**What the task requires:** Repeat, exactly and completely, the material that follows. Omit the pictures.

**Recorded information:**
»»

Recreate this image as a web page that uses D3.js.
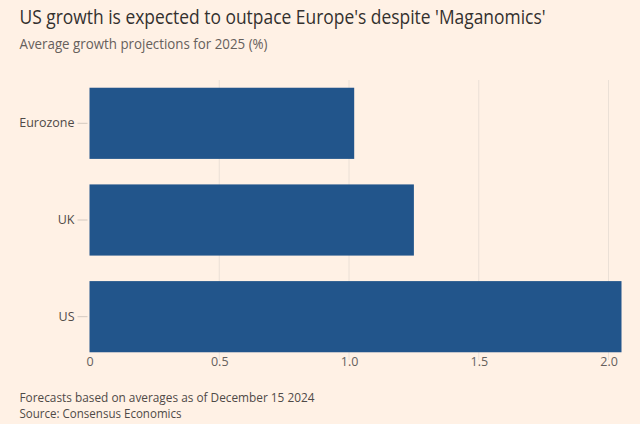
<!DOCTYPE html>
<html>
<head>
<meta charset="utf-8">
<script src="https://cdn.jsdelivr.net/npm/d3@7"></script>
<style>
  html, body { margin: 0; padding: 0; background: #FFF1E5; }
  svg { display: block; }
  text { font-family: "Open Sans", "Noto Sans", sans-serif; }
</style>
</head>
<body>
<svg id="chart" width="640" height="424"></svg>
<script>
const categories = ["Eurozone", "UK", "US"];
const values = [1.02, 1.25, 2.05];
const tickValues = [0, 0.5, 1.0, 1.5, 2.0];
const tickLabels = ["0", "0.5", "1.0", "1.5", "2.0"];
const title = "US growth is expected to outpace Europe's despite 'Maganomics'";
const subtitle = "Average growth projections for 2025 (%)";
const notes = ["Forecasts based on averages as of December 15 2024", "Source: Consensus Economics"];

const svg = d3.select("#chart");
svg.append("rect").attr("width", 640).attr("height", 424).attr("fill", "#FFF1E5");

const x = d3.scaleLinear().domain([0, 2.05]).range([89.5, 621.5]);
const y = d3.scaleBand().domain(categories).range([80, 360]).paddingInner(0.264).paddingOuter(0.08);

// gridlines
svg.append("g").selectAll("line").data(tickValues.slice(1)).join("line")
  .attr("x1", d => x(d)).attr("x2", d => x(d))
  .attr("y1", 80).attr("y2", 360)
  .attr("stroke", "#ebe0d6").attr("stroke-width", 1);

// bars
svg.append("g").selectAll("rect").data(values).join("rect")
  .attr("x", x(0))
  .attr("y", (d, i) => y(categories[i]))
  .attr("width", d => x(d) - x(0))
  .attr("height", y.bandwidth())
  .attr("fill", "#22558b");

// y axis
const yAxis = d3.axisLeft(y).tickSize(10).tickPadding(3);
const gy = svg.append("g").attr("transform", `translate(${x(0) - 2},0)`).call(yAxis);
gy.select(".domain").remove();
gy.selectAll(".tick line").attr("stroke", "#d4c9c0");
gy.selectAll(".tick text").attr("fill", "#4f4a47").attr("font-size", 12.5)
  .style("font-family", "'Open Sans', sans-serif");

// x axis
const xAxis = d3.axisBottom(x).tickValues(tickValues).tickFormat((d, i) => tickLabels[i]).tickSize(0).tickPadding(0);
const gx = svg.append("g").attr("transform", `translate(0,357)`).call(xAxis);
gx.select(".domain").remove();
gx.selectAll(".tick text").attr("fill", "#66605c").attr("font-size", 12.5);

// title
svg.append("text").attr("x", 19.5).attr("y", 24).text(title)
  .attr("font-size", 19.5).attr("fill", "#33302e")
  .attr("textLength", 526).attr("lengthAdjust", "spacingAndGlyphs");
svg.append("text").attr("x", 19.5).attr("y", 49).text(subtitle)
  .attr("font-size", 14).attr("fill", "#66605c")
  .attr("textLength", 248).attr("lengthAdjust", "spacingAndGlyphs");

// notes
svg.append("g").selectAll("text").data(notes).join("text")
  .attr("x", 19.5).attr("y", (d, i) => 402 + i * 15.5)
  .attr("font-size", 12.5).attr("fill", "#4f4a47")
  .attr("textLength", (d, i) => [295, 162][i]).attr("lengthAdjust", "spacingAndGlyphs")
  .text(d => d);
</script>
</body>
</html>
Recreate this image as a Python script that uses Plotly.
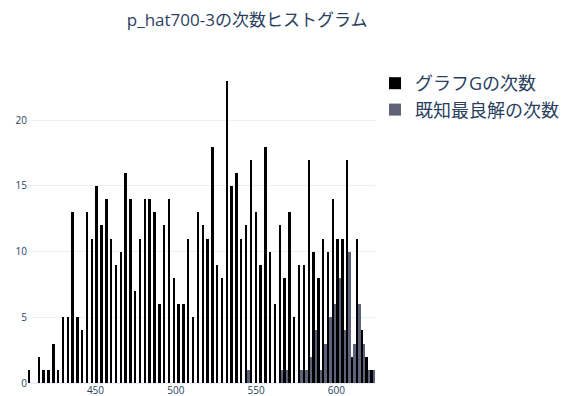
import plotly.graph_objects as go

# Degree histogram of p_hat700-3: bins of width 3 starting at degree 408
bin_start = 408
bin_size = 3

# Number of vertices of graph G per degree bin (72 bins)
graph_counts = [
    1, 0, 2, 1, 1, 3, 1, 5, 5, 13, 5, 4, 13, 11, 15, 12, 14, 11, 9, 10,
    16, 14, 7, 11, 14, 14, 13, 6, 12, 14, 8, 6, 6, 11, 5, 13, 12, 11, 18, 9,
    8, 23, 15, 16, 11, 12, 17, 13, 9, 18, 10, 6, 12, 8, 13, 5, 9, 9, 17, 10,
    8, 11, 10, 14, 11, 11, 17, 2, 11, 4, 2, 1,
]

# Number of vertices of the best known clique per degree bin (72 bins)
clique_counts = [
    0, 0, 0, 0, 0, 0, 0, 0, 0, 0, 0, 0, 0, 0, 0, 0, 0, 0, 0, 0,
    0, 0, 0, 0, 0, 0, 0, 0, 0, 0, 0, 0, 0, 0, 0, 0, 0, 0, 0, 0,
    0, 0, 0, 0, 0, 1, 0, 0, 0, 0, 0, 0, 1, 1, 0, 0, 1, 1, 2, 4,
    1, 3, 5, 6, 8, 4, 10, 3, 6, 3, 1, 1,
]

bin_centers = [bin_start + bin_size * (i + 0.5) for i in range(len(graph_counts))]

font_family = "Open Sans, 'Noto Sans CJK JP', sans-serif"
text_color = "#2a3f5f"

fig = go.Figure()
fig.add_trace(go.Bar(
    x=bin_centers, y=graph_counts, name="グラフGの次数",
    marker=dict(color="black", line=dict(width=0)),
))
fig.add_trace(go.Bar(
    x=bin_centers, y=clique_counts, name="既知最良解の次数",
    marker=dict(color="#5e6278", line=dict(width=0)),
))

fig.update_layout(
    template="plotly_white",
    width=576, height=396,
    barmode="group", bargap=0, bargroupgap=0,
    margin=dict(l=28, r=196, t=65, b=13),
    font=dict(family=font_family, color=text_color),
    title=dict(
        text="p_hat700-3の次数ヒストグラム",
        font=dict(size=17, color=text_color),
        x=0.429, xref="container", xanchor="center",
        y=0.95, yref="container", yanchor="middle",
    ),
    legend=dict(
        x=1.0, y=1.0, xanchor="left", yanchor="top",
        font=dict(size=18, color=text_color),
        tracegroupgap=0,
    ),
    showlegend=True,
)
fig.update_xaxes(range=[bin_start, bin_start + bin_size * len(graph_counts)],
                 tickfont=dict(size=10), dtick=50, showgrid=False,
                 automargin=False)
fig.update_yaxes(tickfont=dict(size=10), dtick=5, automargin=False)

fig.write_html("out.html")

««

**The answer:**
Recreate this image as a web page that uses D3.js.
<!DOCTYPE html>
<html>
<head>
<meta charset="utf-8">
<script src="https://cdn.jsdelivr.net/npm/d3@7"></script>
<style>
  html, body { margin: 0; padding: 0; background: #FFF1E5; }
  svg { display: block; }
  text { font-family: "Open Sans", "Noto Sans", sans-serif; }
</style>
</head>
<body>
<svg id="chart" width="640" height="424"></svg>
<script>
const categories = ["Eurozone", "UK", "US"];
const values = [1.02, 1.25, 2.05];
const tickValues = [0, 0.5, 1.0, 1.5, 2.0];
const tickLabels = ["0", "0.5", "1.0", "1.5", "2.0"];
const title = "US growth is expected to outpace Europe's despite 'Maganomics'";
const subtitle = "Average growth projections for 2025 (%)";
const notes = ["Forecasts based on averages as of December 15 2024", "Source: Consensus Economics"];

const svg = d3.select("#chart");
svg.append("rect").attr("width", 640).attr("height", 424).attr("fill", "#FFF1E5");

const x = d3.scaleLinear().domain([0, 2.05]).range([89.5, 621.5]);
const y = d3.scaleBand().domain(categories).range([80, 360]).paddingInner(0.264).paddingOuter(0.08);

// gridlines
svg.append("g").selectAll("line").data(tickValues.slice(1)).join("line")
  .attr("x1", d => x(d)).attr("x2", d => x(d))
  .attr("y1", 80).attr("y2", 360)
  .attr("stroke", "#ebe0d6").attr("stroke-width", 1);

// bars
svg.append("g").selectAll("rect").data(values).join("rect")
  .attr("x", x(0))
  .attr("y", (d, i) => y(categories[i]))
  .attr("width", d => x(d) - x(0))
  .attr("height", y.bandwidth())
  .attr("fill", "#22558b");

// y axis
const yAxis = d3.axisLeft(y).tickSize(10).tickPadding(3);
const gy = svg.append("g").attr("transform", `translate(${x(0) - 2},0)`).call(yAxis);
gy.select(".domain").remove();
gy.selectAll(".tick line").attr("stroke", "#d4c9c0");
gy.selectAll(".tick text").attr("fill", "#4f4a47").attr("font-size", 12.5)
  .style("font-family", "'Open Sans', sans-serif");

// x axis
const xAxis = d3.axisBottom(x).tickValues(tickValues).tickFormat((d, i) => tickLabels[i]).tickSize(0).tickPadding(0);
const gx = svg.append("g").attr("transform", `translate(0,357)`).call(xAxis);
gx.select(".domain").remove();
gx.selectAll(".tick text").attr("fill", "#66605c").attr("font-size", 12.5);

// title
svg.append("text").attr("x", 19.5).attr("y", 24).text(title)
  .attr("font-size", 19.5).attr("fill", "#33302e")
  .attr("textLength", 526).attr("lengthAdjust", "spacingAndGlyphs");
svg.append("text").attr("x", 19.5).attr("y", 49).text(subtitle)
  .attr("font-size", 14).attr("fill", "#66605c")
  .attr("textLength", 248).attr("lengthAdjust", "spacingAndGlyphs");

// notes
svg.append("g").selectAll("text").data(notes).join("text")
  .attr("x", 19.5).attr("y", (d, i) => 402 + i * 15.5)
  .attr("font-size", 12.5).attr("fill", "#4f4a47")
  .attr("textLength", (d, i) => [295, 162][i]).attr("lengthAdjust", "spacingAndGlyphs")
  .text(d => d);
</script>
</body>
</html>
Recreate this image as a Python script that uses Plotly.
import plotly.graph_objects as go

# Degree histogram of p_hat700-3: bins of width 3 starting at degree 408
bin_start = 408
bin_size = 3

# Number of vertices of graph G per degree bin (72 bins)
graph_counts = [
    1, 0, 2, 1, 1, 3, 1, 5, 5, 13, 5, 4, 13, 11, 15, 12, 14, 11, 9, 10,
    16, 14, 7, 11, 14, 14, 13, 6, 12, 14, 8, 6, 6, 11, 5, 13, 12, 11, 18, 9,
    8, 23, 15, 16, 11, 12, 17, 13, 9, 18, 10, 6, 12, 8, 13, 5, 9, 9, 17, 10,
    8, 11, 10, 14, 11, 11, 17, 2, 11, 4, 2, 1,
]

# Number of vertices of the best known clique per degree bin (72 bins)
clique_counts = [
    0, 0, 0, 0, 0, 0, 0, 0, 0, 0, 0, 0, 0, 0, 0, 0, 0, 0, 0, 0,
    0, 0, 0, 0, 0, 0, 0, 0, 0, 0, 0, 0, 0, 0, 0, 0, 0, 0, 0, 0,
    0, 0, 0, 0, 0, 1, 0, 0, 0, 0, 0, 0, 1, 1, 0, 0, 1, 1, 2, 4,
    1, 3, 5, 6, 8, 4, 10, 3, 6, 3, 1, 1,
]

bin_centers = [bin_start + bin_size * (i + 0.5) for i in range(len(graph_counts))]

font_family = "Open Sans, 'Noto Sans CJK JP', sans-serif"
text_color = "#2a3f5f"

fig = go.Figure()
fig.add_trace(go.Bar(
    x=bin_centers, y=graph_counts, name="グラフGの次数",
    marker=dict(color="black", line=dict(width=0)),
))
fig.add_trace(go.Bar(
    x=bin_centers, y=clique_counts, name="既知最良解の次数",
    marker=dict(color="#5e6278", line=dict(width=0)),
))

fig.update_layout(
    template="plotly_white",
    width=576, height=396,
    barmode="group", bargap=0, bargroupgap=0,
    margin=dict(l=28, r=196, t=65, b=13),
    font=dict(family=font_family, color=text_color),
    title=dict(
        text="p_hat700-3の次数ヒストグラム",
        font=dict(size=17, color=text_color),
        x=0.429, xref="container", xanchor="center",
        y=0.95, yref="container", yanchor="middle",
    ),
    legend=dict(
        x=1.0, y=1.0, xanchor="left", yanchor="top",
        font=dict(size=18, color=text_color),
        tracegroupgap=0,
    ),
    showlegend=True,
)
fig.update_xaxes(range=[bin_start, bin_start + bin_size * len(graph_counts)],
                 tickfont=dict(size=10), dtick=50, showgrid=False,
                 automargin=False)
fig.update_yaxes(tickfont=dict(size=10), dtick=5, automargin=False)

fig.write_html("out.html")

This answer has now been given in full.